Der Barock setzt das Interesse der Renaissance für die klassische Antike fort, gibt ihm aber eine neue Wendung. Hatte die Renaissance noch ein Jahrhundert gebraucht, um sich in ganz Europa durchzusetzen, so breitete sich der barocke Stil binnen weniger Dekaden aus.
Die Region Flandern und Niederlande verstärkte ihren Einfluß auf die Kunst durch Rubens, Rembrandt, van Dijck, Buytewech, Hals, Vermeer und viele andere. Für Kostümforscher ist im 17. Jh. nirgendwo anders so viel zu holen wie dort. Der Grund ist wahrscheinlich die andere soziale und wirtschaftliche Struktur: Die Region war durch Fernhandel reich geworden; dazu kam der calvinistische Glaube, daß Gottes Segen sich in Form finanziellen Erfolges ausdrücke. So stand an der Spitze der Gesellschaft nicht der Adel, sondern Händler und andere reiche Bürger, die stolz darauf waren, ihr Geld selbst verdient zu haben. Sie waren es, die die Kunst finanzierten, und sie waren nicht an antiken Göttinnen und Helden interessiert, sondern am wahren Leben, wie es sich für Geschäftsleute gehört, die mit beiden Beinen im Leben stehen.
In der flämisch-niederländischen Kunst stehen daher Familienbildnisse sowie Szenen häuslicher und ländlicher Arbeit im Vordergrund. Außerhalb dieser besonders "ernsthaften" Kultur ist der Barock aber auch eine Epoche, die sich an spielerischer Heiterkeit erfreut (die "Heitere Gesellschaft" ist ein immer wiederkehrendes Thema), was sich in der Architektur an den Ornamenten zeigt, in der Mode an vielfältigen Garnituren.
Im Konstrast dazu begegnet man auch immer wieder dem Memento Mori, Totentänzen und anderen Mahnungen an Sterblichkeit und Vergänglichkeit. Vielleicht muß das so sein, daß Lebensfreude ein Gegengewicht gesetzt bekommt. Oder war, anders gewendet, die Angst vor dem Tod zuerst da, und all die Heiterkeit ein Ausdruck von "Genießen wir das Leben, denn morgen könnten wir schon tot sein"? Haben die Schrecken des Dreißigjährigen Krieges solch ein Lebensgefühl hervorgerufen oder nur verstärkt? Immerhin hatten die betroffenen Gebiete ein Drittel, manche sogar zwei Drittel ihrer Bevölkerung an marodierende Soldaten, Krankheiten und Hunger verloren.
Was aber nun die Eignung der Kunst des 17. Jh. für Kostümstudien angeht, so ist die barocke Kunst sehr realistisch.

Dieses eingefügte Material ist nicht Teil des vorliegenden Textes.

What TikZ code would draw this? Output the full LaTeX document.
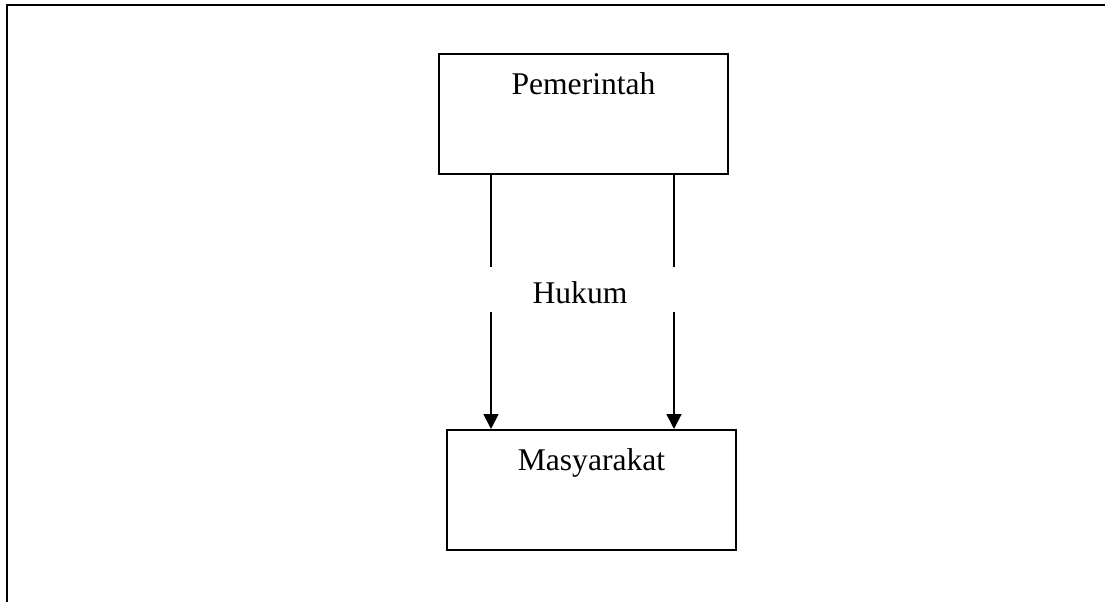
\documentclass[tikz,border=0pt]{standalone}
\usepackage{fontspec}
\setmainfont{Liberation Serif}
\usetikzlibrary{arrows.meta}
\tikzset{
  box/.style={draw, line width=1.8pt, minimum width=289pt, inner xsep=0pt,
    inner ysep=10pt, text height=31pt, text depth=69pt, anchor=north,
    font=\fontsize{31.6}{38}\selectfont},
  lbl/.style={inner sep=0pt, text height=36pt, text depth=9pt, anchor=base,
    font=\fontsize{31.6}{38}\selectfont},
  link/.style={line width=1.8pt},
  flow/.style={line width=1.8pt, -{Triangle[width=15pt,length=15pt]}},
  frame/.style={line width=2.5pt}
}
\begin{document}
\begin{tikzpicture}[x=1pt,y=-1pt]
  \useasboundingbox (0,0) rectangle (1105,602);
  % outer frame (top and left edges)
  \draw[frame] (7,602) -- (7,5) -- (1105,5);
  % the two parties
  \node[box] (gov) at (583.5,53) {Pemerintah};
  \node[box] (soc) at (591.5,429) {Masyarakat};
  % label between them
  \node[lbl] (law) at (580,303) {Hukum};
  % vertical guides for the two links
  \coordinate (xl) at (491,0);
  \coordinate (xr) at (674,0);
  % upper segments
  \draw[link] (gov.south -| xl) -- (law.north -| xl);
  \draw[link] (gov.south -| xr) -- (law.north -| xr);
  % lower segments with arrow heads
  \draw[flow] (law.south -| xl) -- (soc.north -| xl);
  \draw[flow] (law.south -| xr) -- (soc.north -| xr);
\end{tikzpicture}
\end{document}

Die Vorliebe für Szenen aus dem wahren Leben bringt und eine bisher unbekannte Fülle an Darstellungen von "normalen" Leuten: Handwerker, Bauern, Mägde. Man muß aber auch ein wenig mißtrauisch sein, denn diese sog. Genremalerei wurde mit der Zeit immer stärker formalisiert und romantisiert. Gleichzeitig lassen sich vor allem in Frankreich und England viele Adlige in Gewändern portraitieren, die von der Antike inspiriert bzw. regelrechte Verkleidungen sind, sowie in reiner Hauskleidung. Gegen Endes des 17. Jh. muß man also vor allem bei Portraits von Einzelpersonen vorsichtig sein.
Um 1680-90 tauchen in Frankreich Kupferstiche auf, die diverse Höflinge zeigen. Das sind nicht etwa Portraits, sondern die ersten Modekupfer. In der Art heutiger Klatschspalten konnte der Interessierte sehen, was die damaligen Promis zu gesellschaftlichen Anlässen trugen.